• WHAT TO DO
Hand back each line, unchanged, from the top down to the line where "var myChart = echarts.init(document.getElementById('chart'));" sits.
**** DATA EXCERPT ****
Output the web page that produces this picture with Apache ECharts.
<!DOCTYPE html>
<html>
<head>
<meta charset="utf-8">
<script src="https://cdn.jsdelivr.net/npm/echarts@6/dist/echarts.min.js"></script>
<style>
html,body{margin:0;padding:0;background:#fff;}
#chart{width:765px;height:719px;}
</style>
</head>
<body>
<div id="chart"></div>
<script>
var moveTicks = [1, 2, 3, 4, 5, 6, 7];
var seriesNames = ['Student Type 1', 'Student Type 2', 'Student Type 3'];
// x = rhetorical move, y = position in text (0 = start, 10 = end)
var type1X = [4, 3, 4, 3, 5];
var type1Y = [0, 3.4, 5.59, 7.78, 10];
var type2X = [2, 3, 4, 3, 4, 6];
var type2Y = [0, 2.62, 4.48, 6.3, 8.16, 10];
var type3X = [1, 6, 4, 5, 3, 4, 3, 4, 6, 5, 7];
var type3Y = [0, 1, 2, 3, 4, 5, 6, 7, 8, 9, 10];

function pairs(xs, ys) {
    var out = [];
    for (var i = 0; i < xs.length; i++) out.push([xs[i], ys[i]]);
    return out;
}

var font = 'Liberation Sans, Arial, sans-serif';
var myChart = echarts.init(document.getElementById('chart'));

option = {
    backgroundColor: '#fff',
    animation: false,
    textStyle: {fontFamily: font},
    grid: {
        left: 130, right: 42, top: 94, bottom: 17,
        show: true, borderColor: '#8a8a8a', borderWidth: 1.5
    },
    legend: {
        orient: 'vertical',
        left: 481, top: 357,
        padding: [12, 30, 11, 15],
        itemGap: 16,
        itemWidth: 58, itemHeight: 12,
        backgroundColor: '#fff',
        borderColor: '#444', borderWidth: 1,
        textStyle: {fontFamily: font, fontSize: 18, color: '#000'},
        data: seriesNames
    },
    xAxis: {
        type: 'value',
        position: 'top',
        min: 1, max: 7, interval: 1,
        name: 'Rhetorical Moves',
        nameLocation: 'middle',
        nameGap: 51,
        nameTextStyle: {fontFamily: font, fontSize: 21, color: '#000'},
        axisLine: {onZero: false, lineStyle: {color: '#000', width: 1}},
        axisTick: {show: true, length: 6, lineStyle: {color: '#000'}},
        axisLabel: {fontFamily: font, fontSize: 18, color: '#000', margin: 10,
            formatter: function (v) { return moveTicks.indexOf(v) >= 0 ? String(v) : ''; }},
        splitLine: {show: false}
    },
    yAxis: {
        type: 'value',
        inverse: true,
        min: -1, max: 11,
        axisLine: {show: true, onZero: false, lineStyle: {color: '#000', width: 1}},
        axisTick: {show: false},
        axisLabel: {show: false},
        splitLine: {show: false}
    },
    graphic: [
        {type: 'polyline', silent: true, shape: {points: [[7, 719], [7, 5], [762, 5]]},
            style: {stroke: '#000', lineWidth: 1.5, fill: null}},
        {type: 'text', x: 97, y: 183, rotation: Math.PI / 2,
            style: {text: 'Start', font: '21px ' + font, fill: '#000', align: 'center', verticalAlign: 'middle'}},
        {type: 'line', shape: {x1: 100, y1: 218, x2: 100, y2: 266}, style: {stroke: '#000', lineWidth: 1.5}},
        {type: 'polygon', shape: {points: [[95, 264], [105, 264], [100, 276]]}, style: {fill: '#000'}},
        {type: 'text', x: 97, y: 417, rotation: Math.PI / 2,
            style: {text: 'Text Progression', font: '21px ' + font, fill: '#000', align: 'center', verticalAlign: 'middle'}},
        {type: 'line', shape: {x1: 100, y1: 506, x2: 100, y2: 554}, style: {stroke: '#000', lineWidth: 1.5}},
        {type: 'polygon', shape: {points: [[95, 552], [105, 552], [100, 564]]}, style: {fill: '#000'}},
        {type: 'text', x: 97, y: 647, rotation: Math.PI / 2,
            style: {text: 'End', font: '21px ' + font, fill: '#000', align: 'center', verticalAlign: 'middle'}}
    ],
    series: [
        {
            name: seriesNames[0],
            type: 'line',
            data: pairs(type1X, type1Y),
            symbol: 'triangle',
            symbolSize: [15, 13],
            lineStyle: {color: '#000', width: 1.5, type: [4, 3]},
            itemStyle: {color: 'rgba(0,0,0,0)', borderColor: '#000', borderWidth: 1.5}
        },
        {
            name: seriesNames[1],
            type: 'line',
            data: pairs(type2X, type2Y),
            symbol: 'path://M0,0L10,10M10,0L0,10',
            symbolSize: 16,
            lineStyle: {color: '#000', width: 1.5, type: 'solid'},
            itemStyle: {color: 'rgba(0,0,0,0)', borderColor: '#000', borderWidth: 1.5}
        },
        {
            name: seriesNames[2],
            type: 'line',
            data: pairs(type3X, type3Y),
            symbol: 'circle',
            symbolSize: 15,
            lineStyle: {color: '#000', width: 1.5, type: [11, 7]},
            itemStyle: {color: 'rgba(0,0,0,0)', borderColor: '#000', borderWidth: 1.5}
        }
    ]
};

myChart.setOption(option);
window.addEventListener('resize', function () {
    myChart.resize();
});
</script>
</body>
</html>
****
• FINISHED ANSWER
Output the web page that produces this picture with Apache ECharts.
<!DOCTYPE html>
<html>
<head>
<meta charset="utf-8">
<script src="https://cdn.jsdelivr.net/npm/echarts@6/dist/echarts.min.js"></script>
<style>
html,body{margin:0;padding:0;background:#fff;}
#chart{width:765px;height:719px;}
</style>
</head>
<body>
<div id="chart"></div>
<script>
var moveTicks = [1, 2, 3, 4, 5, 6, 7];
var seriesNames = ['Student Type 1', 'Student Type 2', 'Student Type 3'];
// x = rhetorical move, y = position in text (0 = start, 10 = end)
var type1X = [4, 3, 4, 3, 5];
var type1Y = [0, 3.4, 5.59, 7.78, 10];
var type2X = [2, 3, 4, 3, 4, 6];
var type2Y = [0, 2.62, 4.48, 6.3, 8.16, 10];
var type3X = [1, 6, 4, 5, 3, 4, 3, 4, 6, 5, 7];
var type3Y = [0, 1, 2, 3, 4, 5, 6, 7, 8, 9, 10];

function pairs(xs, ys) {
    var out = [];
    for (var i = 0; i < xs.length; i++) out.push([xs[i], ys[i]]);
    return out;
}

var font = 'Liberation Sans, Arial, sans-serif';
var myChart = echarts.init(document.getElementById('chart'));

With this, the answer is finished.